Duke Nukem Forever (ps3) - parafrazujac tytul pierwszego stopnia trudnosci: piece of shit. Typ gry, ktorego szczerze nie cierpie czyli idziesz, idziesz i nagle zapada sie pod toba podloga. No drugi raz juz wiesz, ze trzeba przeskoczyc ale wtedy z gory spada kamien itd. Tylu loadingow nie mialem chyba w KZ2 na veteranie. A jak juz przy stopniach trudnosci jestem to grajac na normal bylem na przyslowiowego forumowego strzala. Nie wiem co sie poj.ebalo, ze gre zrobiono tak bardzo trudna. Chcieli wprowadzic bardziej "zaoslonowy" model strzelania? W duke nukemie? Ja pier.dole. Przy tym permanentnie sie zacinalem na jakichs barierkach czy zwlokach, celownik platal figla i gdyby bylo malo to kazdy hit powodowal wirowanie obrazu. W tego Duka gralo sie po prostu mozolnie. Plywanie w smole a nie w wodzie, jakies babelki zamiast akwalungu, jezu.
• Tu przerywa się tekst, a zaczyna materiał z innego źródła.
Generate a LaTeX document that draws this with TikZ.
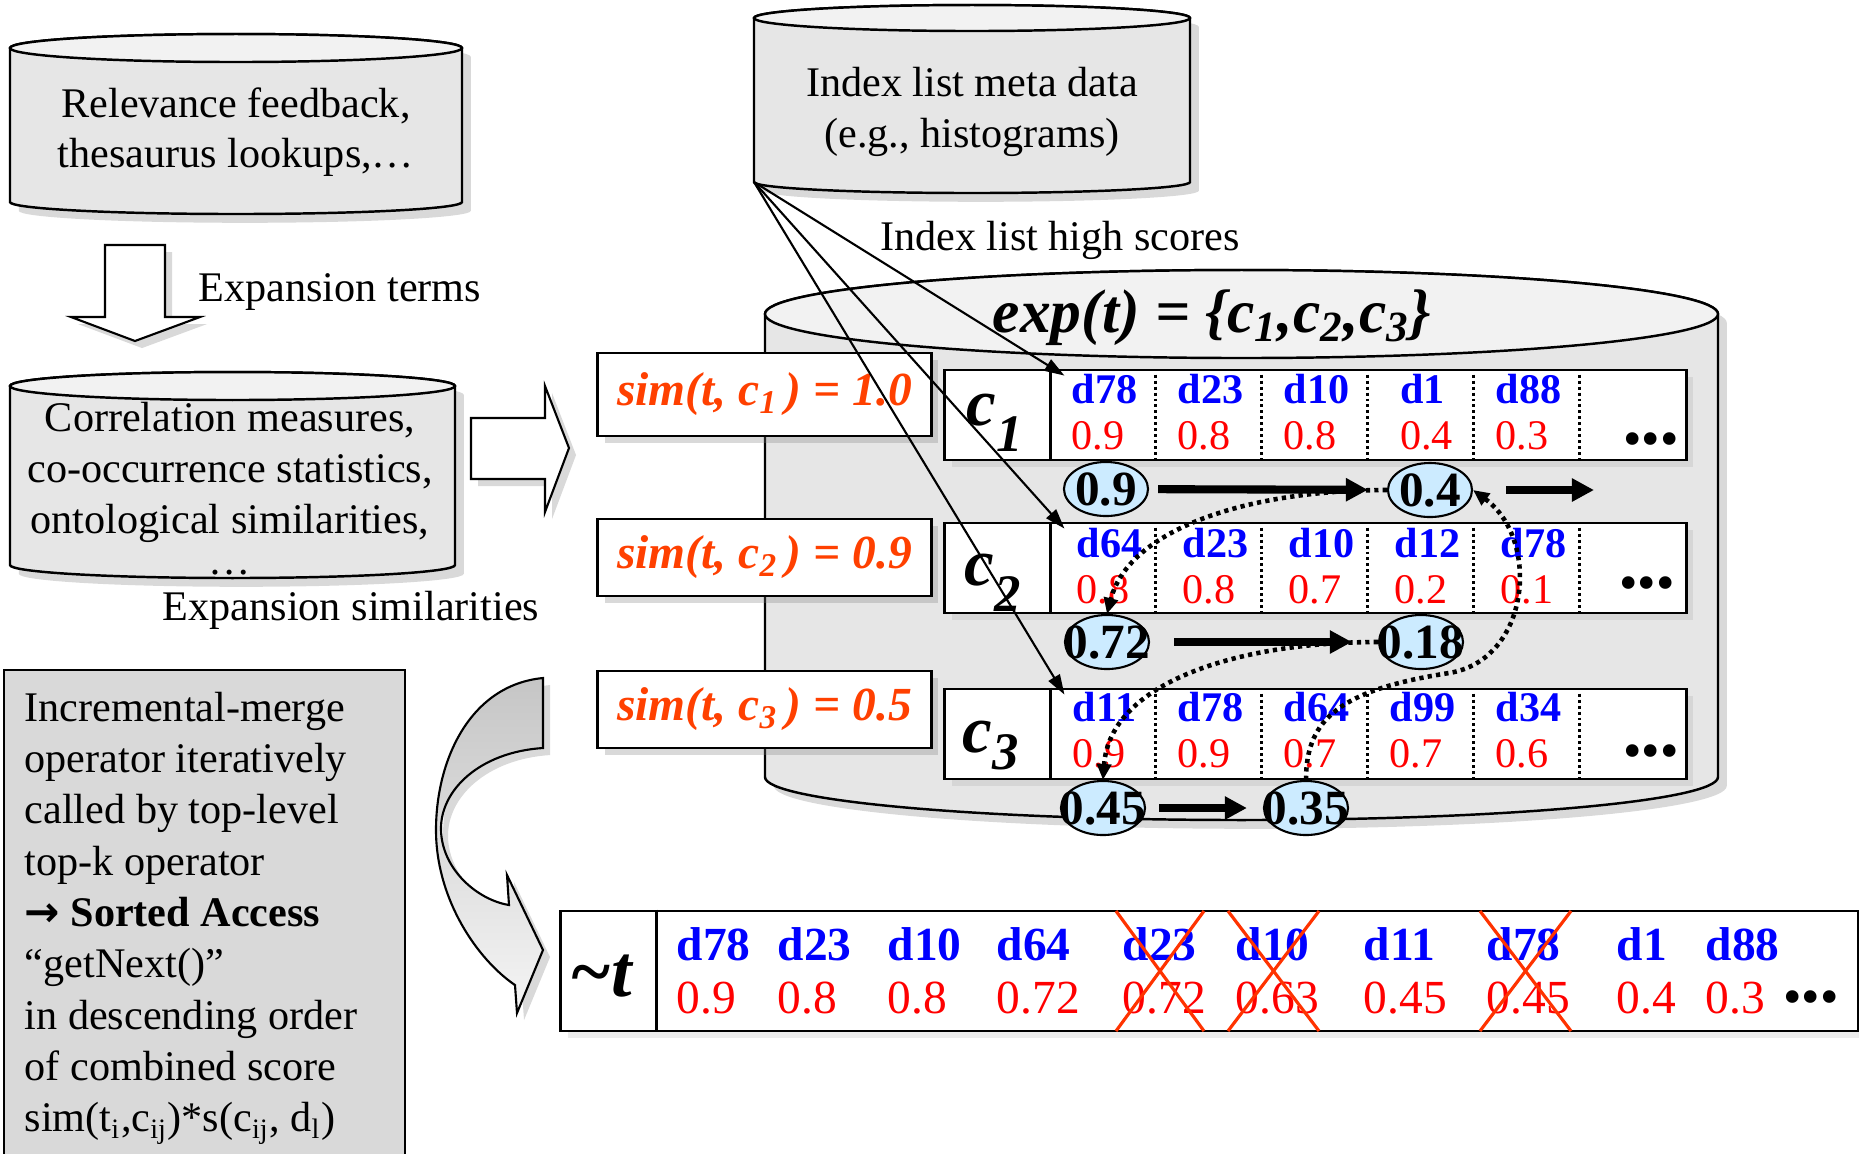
\documentclass[tikz,border=0pt]{standalone}
\usepackage{fontspec}
\setmainfont{Liberation Serif}
\newfontfamily\arrowfont{DejaVu Sans}
\usepackage{tikz}
\usetikzlibrary{shapes,arrows.meta,positioning,shadows,calc}

\definecolor{cylfill}{HTML}{E6E6E6}
\definecolor{lidfill}{HTML}{F2F2F2}
\definecolor{opfill}{HTML}{D9D9D9}
\definecolor{scorefill}{HTML}{CCEBFF}
\definecolor{simcol}{HTML}{FF4000}
\definecolor{strike}{HTML}{FF3300}
\definecolor{docblue}{HTML}{0000FF}
\definecolor{scorered}{HTML}{FF0000}

\begin{document}
\begin{tikzpicture}[
    x=0.01cm, y=-0.01cm,
    txt/.style={inner sep=0pt, font=\fontsize{12}{14.4}\selectfont},
    cylside/.style={draw, line width=0.7pt, fill=cylfill, drop shadow={shadow xshift=2.5pt, shadow yshift=-2.5pt, opacity=0.3}},
    cyllid/.style={draw, line width=0.7pt, fill=lidfill},
    hollow/.style={draw, line width=0.6pt, fill=white, drop shadow={shadow xshift=2pt, shadow yshift=-2pt, opacity=0.3}},
    curvearrow/.style={draw, line width=0.6pt, top color=gray!45, bottom color=gray!8, drop shadow={shadow xshift=2pt, shadow yshift=-2pt, opacity=0.3}},
    opframe/.style={draw, line width=0.6pt, fill=opfill},
    simbox/.style={rectangle, draw, line width=0.8pt, fill=white, minimum width=3.33cm, minimum height=0.83cm, inner sep=0pt, font=\fontsize{13.5}{15}\selectfont\bfseries\itshape, text=simcol, drop shadow={shadow xshift=2pt, shadow yshift=-2pt, opacity=0.3}},
    rowbox/.style={rectangle, draw, line width=0.8pt, fill=white, minimum width=7.41cm, minimum height=0.9cm, inner sep=0pt, drop shadow={shadow xshift=2pt, shadow yshift=-2pt, opacity=0.15}},
    clabel/.style={inner sep=0pt, anchor=base west, font=\fontsize{19}{22}\selectfont\bfseries\itshape},
    docid/.style={inner sep=0pt, anchor=base, text=docblue, font=\fontsize{12}{14}\selectfont\bfseries},
    docscore/.style={inner sep=0pt, anchor=base west, text=scorered, font=\fontsize{12}{14}\selectfont},
    moredots/.style={inner sep=0pt, font=\fontsize{15}{18}\selectfont},
    listsep/.style={line width=0.85pt, dash pattern=on 0.85pt off 0.85pt},
    scoreell/.style={ellipse, draw, line width=0.6pt, fill=scorefill, minimum width=0.84cm, minimum height=0.54cm, inner sep=0pt, font=\fontsize{14}{16}\selectfont\bfseries},
    bigarrow/.style={-{Triangle[length=0.22cm, width=0.22cm]}, line width=2.3pt},
    dotarrow/.style={-{Triangle[length=0.16cm, width=0.14cm]}, line width=1.3pt, dash pattern=on 1.2pt off 1.2pt},
    hitarrow/.style={-{Triangle[length=0.2cm, width=0.13cm]}, line width=0.6pt},
    crossout/.style={strike, line width=0.9pt}
]
    \useasboundingbox (0,0) rectangle (1859,1153);

    % ============ Relevance feedback store ============
    \path[cylside] (10,48) -- (10,202) arc[start angle=180, end angle=0, x radius=226, y radius=12]
        -- (462,48) arc[start angle=0, end angle=-180, x radius=226, y radius=14] -- cycle;
    \path[cyllid] (236,48) ellipse[x radius=226, y radius=14];
    \node[txt, align=center] (relfb) at (236,132) {Relevance feedback,\\thesaurus lookups,…};

    % expansion terms arrow
    \path[hollow] (105,245) -- (165,245) -- (165,317) -- (200,317) -- (135,341) -- (71,317) -- (105,317) -- cycle;
    \node[txt, anchor=west] (expterms) at (198,292) {Expansion terms};

    % ============ Correlation store ============
    \path[cylside] (10,386) -- (10,565) arc[start angle=180, end angle=0, x radius=222.5, y radius=13]
        -- (455,386) arc[start angle=0, end angle=-180, x radius=222.5, y radius=14] -- cycle;
    \path[cyllid] (232.5,386) ellipse[x radius=222.5, y radius=14];
    \node[txt, align=center] (corr) at (230,489) {Correlation measures,\\co-occurrence statistics,\\ontological similarities,\\[-2.5pt]…};
    \node[txt] (expsim) at (351,610) {Expansion similarities};

    % similarities arrow
    \path[hollow] (471,418) -- (545,418) -- (545,386) -- (569,448) -- (545,512) -- (545,479) -- (471,479) -- cycle;

    % ============ Operator description ============
    \path[opframe] (4,670) rectangle (405,1165);
    \node[txt, anchor=north west, align=left, font=\fontsize{12}{14.6}\selectfont] (opdesc) at (24,691)
        {Incremental-merge\\operator iteratively\\called by top-level\\top-k operator\\{\arrowfont\bfseries →} \textbf{Sorted Access}\\“getNext()”\\in descending order\\of combined score\\sim(t\textsubscript{i},c\textsubscript{ij})*s(c\textsubscript{ij}, d\textsubscript{l})};

    % merge arrow
    \path[curvearrow] (543,678) .. controls (470,685) and (436,760) .. (436,830)
        .. controls (436,900) and (478,960) .. (515,985) -- (517,1013) -- (543,950) -- (507,875) -- (509,905)
        .. controls (478,900) and (442,870) .. (441,830) .. controls (440,790) and (480,752) .. (543,748) -- cycle;

    % ============ Index list meta data ============
    \path[cylside] (754,18) -- (754,182) arc[start angle=180, end angle=0, x radius=218, y radius=11]
        -- (1190,18) arc[start angle=0, end angle=-180, x radius=218, y radius=13] -- cycle;
    \path[cyllid] (972,18) ellipse[x radius=218, y radius=13];
    \node[txt, align=center] (meta) at (972,112) {Index list meta data\\(e.g., histograms)};
    \coordinate (metacorner) at (754,182);
    \node[txt] (hiscores) at (1060,240) {Index list high scores};

    % ============ Expansion index lists ============
    \path[cylside] (765,314) -- (765,777) arc[start angle=180, end angle=0, x radius=476.5, y radius=43]
        -- (1718,314) arc[start angle=0, end angle=-180, x radius=476.5, y radius=44] -- cycle;
    \path[cyllid] (1241.5,314) ellipse[x radius=476.5, y radius=44];
    \node[inner sep=0pt, font=\fontsize{17.5}{20}\selectfont\bfseries\itshape] (expt) at (1212,318)
        {exp(t) = \{c\textsubscript{1},c\textsubscript{2},c\textsubscript{3}\}};

    % sim boxes
    \node[simbox] (sim1) at (764.5,394.5) {sim(t, c\textsubscript{1}\,) = 1.0};
    \node[simbox, minimum height=0.77cm] (sim2) at (764.5,557.5) {sim(t, c\textsubscript{2}\,) = 0.9};
    \node[simbox, minimum height=0.77cm] (sim3) at (764.5,709.5) {sim(t, c\textsubscript{3}\,) = 0.5};

    % list rows
    \node[rowbox] (row1) at (1315.5,415) {};
    \node[rowbox] (row2) at (1315.5,568) {};
    \node[rowbox] (row3) at (1315.5,734) {};
    \foreach \r in {1,2,3} {
        \draw[line width=0.9pt] ([xshift=1.07cm]row\r.north west) -- ([xshift=1.07cm]row\r.south west);
        \foreach \o in {2.12,3.18,4.24,5.30,6.36}
            \draw[listsep] ([xshift=\o cm, yshift=-0.06cm]row\r.north west) -- ([xshift=\o cm, yshift=0.03cm]row\r.south west);
    }
    \node[clabel] (lab1) at (966,425) {c\raisebox{-7.5pt}{\fontsize{15}{17}\selectfont 1}};
    \node[clabel] (lab2) at (964,585) {c\raisebox{-7.5pt}{\fontsize{15}{17}\selectfont 2}};
    \node[clabel] (lab3) at (962,752) {c\raisebox{-5pt}{\fontsize{15}{17}\selectfont 3}};

    \foreach \id/\sc [count=\i] in {d78/0.9, d23/0.8, d10/0.8, d1/0.4, d88/0.3} {
        \node[docid] (r1d\i) at ({1104.5+106*(\i-1)},403) {\id};
        \node[docscore] (r1s\i) at ([yshift=-0.46cm]r1d\i.base west) {\sc};
    }
    \foreach \id/\sc [count=\i] in {d64/0.8, d23/0.8, d10/0.7, d12/0.2, d78/0.1} {
        \node[docid] (r2d\i) at ({1109.5+106*(\i-1)},557) {\id};
        \node[docscore] (r2s\i) at ([yshift=-0.46cm]r2d\i.base west) {\sc};
    }
    \foreach \id/\sc [count=\i] in {d11/0.9, d78/0.9, d64/0.7, d99/0.7, d34/0.6} {
        \node[docid] (r3d\i) at ({1104.5+106*(\i-1)},721) {\id};
        \node[docscore] (r3s\i) at ([yshift=-0.46cm]r3d\i.base west) {\sc};
    }
    \node[moredots] (more1) at (1651,445) {•••};
    \node[moredots] (more2) at (1647,589) {•••};
    \node[moredots] (more3) at (1651,757) {•••};

    % combined scores
    \node[scoreell] (e1a) at (1106,489) {\makebox[0pt]{0.9}};
    \node[scoreell] (e1b) at (1430,490) {\makebox[0pt]{0.4}};
    \node[scoreell] (e2a) at (1107,642) {\makebox[0pt]{0.72}};
    \node[scoreell] (e2b) at (1421,642) {\makebox[0pt]{0.18}};
    \node[scoreell] (e3a) at (1103,808) {\makebox[0pt]{0.45}};
    \node[scoreell] (e3b) at (1306,808) {\makebox[0pt]{0.35}};
    \coordinate (r1next) at (1594,490);

    \draw[bigarrow, shorten <=0.09cm, shorten >=0.19cm] (e1a) -- (e1b);
    \draw[bigarrow, shorten <=0.33cm] (e1b) -- (r1next);
    \draw[bigarrow, shorten <=0.24cm, shorten >=0.26cm] (e2a) -- (e2b);
    \draw[bigarrow, shorten <=0.13cm, shorten >=0.16cm] (e3a) -- (e3b);

    \draw[dotarrow] (e1b.west) .. controls +(-139,0) and +(22,-85) .. (e2a.north);
    \draw[dotarrow] (e2b.west) .. controls +(-139,0) and +(7,-98) .. (e3a.north);
    \draw[dotarrow] (e3b.north) .. controls +(0,-61) and +(-109,17) .. (1449,673)
        .. controls +(81,-13) and +(68,50) .. (e1b.east);

    % high score pointers
    \foreach \r in {1,2,3}
        \draw[hitarrow] (metacorner) -- ([xshift=1.21cm, yshift=-0.07cm]row\r.north west);

    % ============ Merged result ============
    \node[rowbox, minimum width=12.97cm, minimum height=1.2cm] (tres) at (1209.5,971) {};
    \draw[line width=0.9pt] ([xshift=0.97cm]tres.north west) -- ([xshift=0.97cm]tres.south west);
    \node[clabel, font=\fontsize{21}{24}\selectfont\bfseries\itshape] (tlab) at (569,996) {\textasciitilde t};
    \foreach \id/\sc/\xx [count=\i] in {d78/0.9/676, d23/0.8/777, d10/0.8/887, d64/0.72/996, d23/0.72/1122,
            d10/0.63/1235, d11/0.45/1363, d78/0.45/1486, d1/0.4/1616, d88/0.3/1705} {
        \node[docid, anchor=base west, font=\fontsize{13.5}{16}\selectfont\bfseries] (tid\i) at (\xx,960) {\id};
        \node[docscore, font=\fontsize{13.5}{16}\selectfont] (tsc\i) at (\xx,1013) {\sc};
    }
    \node[moredots] (tmore) at (1811,1003) {•••};
    \foreach \xa/\xb in {1116/1204, 1228/1319, 1480/1571} {
        \draw[crossout] (\xa,911) -- (\xb,1031);
        \draw[crossout] (\xa,1031) -- (\xb,911);
    }
\end{tikzpicture}
\end{document}
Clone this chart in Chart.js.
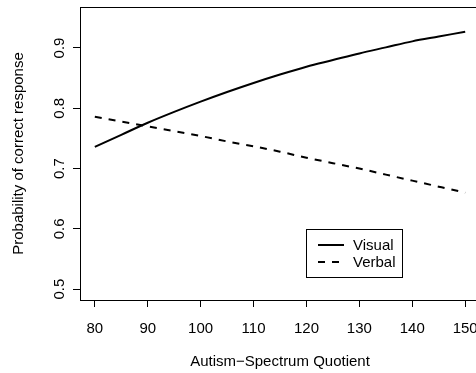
<!DOCTYPE html>
<html lang="en">
<head>
    <meta charset="UTF-8">
    <title>Probability of correct response by AQ</title>
    <script src="https://cdn.jsdelivr.net/npm/chart.js"></script>
    <style>
        html, body { margin: 0; padding: 0; overflow: hidden; background: #fff; }
        #chart { display: block; }
    </style>
</head>
<body>
    <canvas id="chart" width="481" height="373"></canvas>

    <script>
        // values
        const aqScores = [80, 85, 90, 95, 100, 105, 110, 115, 120, 125, 130, 135, 140, 145, 150];
        const visualProb = [0.736, 0.756, 0.776, 0.794, 0.811, 0.827, 0.842, 0.856, 0.869, 0.880, 0.891, 0.901, 0.911, 0.919, 0.927];
        const verbalProb = [0.786, 0.778, 0.770, 0.762, 0.754, 0.745, 0.737, 0.728, 0.718, 0.709, 0.700, 0.690, 0.680, 0.670, 0.660];
        const xTicks = [80, 90, 100, 110, 120, 130, 140, 150];
        const yTicks = [0.5, 0.6, 0.7, 0.8, 0.9];
        const seriesNames = ["Visual", "Verbal"];

        const font = "Liberation Sans, Arial, Helvetica, sans-serif";

        function toPoints(values) {
            return aqScores.map((x, i) => ({ x: x, y: values[i] }));
        }

        // box round the plot region, like R's box()
        const boxPlugin = {
            id: "box",
            afterDraw(chart) {
                const a = chart.chartArea;
                const ctx = chart.ctx;
                ctx.save();
                ctx.strokeStyle = "#000";
                ctx.lineWidth = 1;
                ctx.strokeRect(Math.round(a.left) + 0.5, Math.round(a.top) + 0.5,
                    Math.round(a.right - a.left), Math.round(a.bottom - a.top));
                ctx.restore();
            }
        };

        // legend drawn inside the plot, bottom right
        const insideLegend = {
            id: "insideLegend",
            afterDraw(chart) {
                const ctx = chart.ctx;
                ctx.save();
                ctx.strokeStyle = "#000";
                ctx.lineWidth = 1;
                ctx.strokeRect(306.5, 229.5, 96, 48);
                ctx.font = "15px " + font;
                ctx.textBaseline = "middle";
                ctx.fillStyle = "#000";
                chart.data.datasets.forEach((ds, i) => {
                    const y = 245 + i * 17;
                    ctx.lineWidth = 2;
                    ctx.setLineDash(ds.borderDash || []);
                    ctx.beginPath();
                    ctx.moveTo(318, y);
                    ctx.lineTo(344, y);
                    ctx.stroke();
                    ctx.setLineDash([]);
                    ctx.fillText(ds.label, 353, y + 1);
                });
                ctx.restore();
            }
        };

        new Chart(document.getElementById("chart"), {
            type: "line",
            data: {
                datasets: [
                    {
                        label: seriesNames[0],
                        data: toPoints(visualProb),
                        borderColor: "#000",
                        borderWidth: 2,
                        pointRadius: 0,
                        cubicInterpolationMode: "monotone"
                    },
                    {
                        label: seriesNames[1],
                        data: toPoints(verbalProb),
                        borderColor: "#000",
                        borderWidth: 2,
                        borderDash: [7, 7],
                        pointRadius: 0,
                        cubicInterpolationMode: "monotone"
                    }
                ]
            },
            options: {
                responsive: false,
                animation: false,
                layout: { padding: { top: 7, right: 1, left: 0, bottom: 0 } },
                plugins: {
                    legend: { display: false },
                    tooltip: { enabled: false }
                },
                scales: {
                    x: {
                        type: "linear",
                        min: 77.2,
                        max: 152.8,
                        afterBuildTicks: scale => { scale.ticks = xTicks.map(v => ({ value: v })); },
                        afterFit: scale => {
                            scale.height = 73;
                            scale.paddingLeft = 0;
                            scale.paddingRight = 0;
                        },
                        border: { display: false },
                        grid: { drawOnChartArea: false, drawTicks: true, tickLength: 7, color: "#000" },
                        ticks: {
                            color: "#000",
                            font: { family: font, size: 15 },
                            padding: 13,
                            maxRotation: 0,
                            autoSkip: false
                        },
                        title: {
                            display: true,
                            text: "Autism\u2212Spectrum Quotient",
                            color: "#000",
                            font: { family: font, size: 15 },
                            padding: { top: 0, bottom: 2 }
                        }
                    },
                    y: {
                        min: 0.482,
                        max: 0.968,
                        afterBuildTicks: scale => { scale.ticks = yTicks.map(v => ({ value: v })); },
                        afterFit: scale => {
                            scale.width = 80;
                            scale.paddingTop = 0;
                            scale.paddingBottom = 0;
                        },
                        border: { display: false },
                        grid: { drawOnChartArea: false, drawTicks: true, tickLength: 7, color: "#000" },
                        ticks: {
                            color: "#000",
                            font: { family: font, size: 15 },
                            minRotation: 90,
                            maxRotation: 90,
                            crossAlign: "center",
                            padding: 3,
                            autoSkip: false,
                            callback: v => v.toFixed(1)
                        },
                        title: {
                            display: true,
                            text: "Probability of correct response",
                            color: "#000",
                            font: { family: font, size: 15 },
                            padding: { top: 10, bottom: 0 }
                        }
                    }
                }
            },
            plugins: [boxPlugin, insideLegend]
        });
    </script>
</body>
</html>
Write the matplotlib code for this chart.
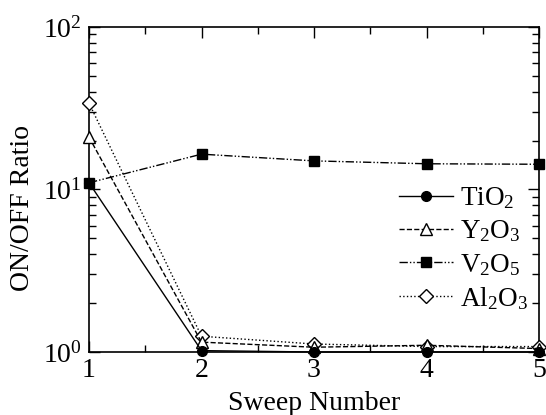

Moze na PC odczucia by byly inne, moze tam celowanie i gunplay wygladaja inaczej ale na konsoli gra sie w to zle. Grafiki nie komentuje. Muzyka jakas jest, glowny temat niezly jak zawsze ale to nie nowosc.
Duke 3d jest moim top 1 fps. Nie jakies halflajfy, killzony czy doomy. Wiedzialem, ze do pierwowzoru Forever nawet sie nie zblizy ale wystarczylo sprawic, ze chociaz strzelanie byloby zadowalajace bo ku.rwa krecenie dzwigiem w 2011 to juz nikogo. 4/10.